Related to waterlilies, lotus add interest to water gardens and ponds in the landscape. Lotuses produce round, flat leaves that float on the water surface, as well as large flowers that are prized for their ornamental quality. While lotus are often propagated from their tubers, growing lotus seeds is an inexpensive way to add more of the plants to your garden. Lotus seeds have tough outer shells that allow them to remain viable for up to 200 years, so preparation before planting is necessary.
Grasp a lotus seed in a pair of pliers, with the end of the seed and its dimple facing up. Rub the dimple on a piece of 80-grit sandpaper until the outer seed coating is rubbed off and reveals the white seed beneath.
Fill a plastic cup with warm water. Place the seed into the cup and set in a 70- to 90-degree F room to germinate. Replace the water as it becomes cloudy until the seed germinates, which takes from one day to three weeks.
Fill an 8-inch diameter round pot or bucket with a quality potting soil that is recommended for water garden plants. Fill with soil until it is 2 to 3 inches from the rim of the pot.
Plant the sprouted lotus seed into the soil once roots begin forming near the stem, usually once the fourth leaf forms on the sprout.

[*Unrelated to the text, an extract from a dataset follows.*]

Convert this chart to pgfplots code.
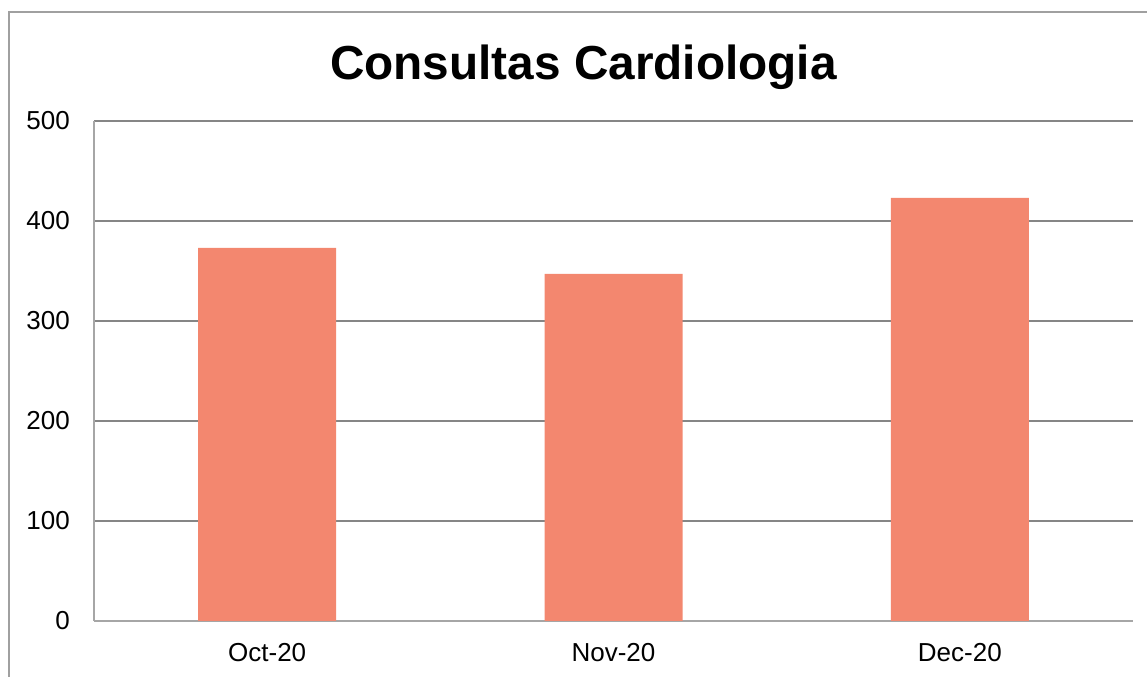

Plant deep enough so the roots are ½ inch under the soil surface.
Water the soil until there is 2 inches of standing water in each pot. Provide full sun to the plants and maintain the water level until ready to transplant.
Transplant the seedlings to the water garden once the lotus has produced at least five leaves. Sow to the same depth in the bottom of the pond or sink the pots in the water so you can relocate the lotus as desired.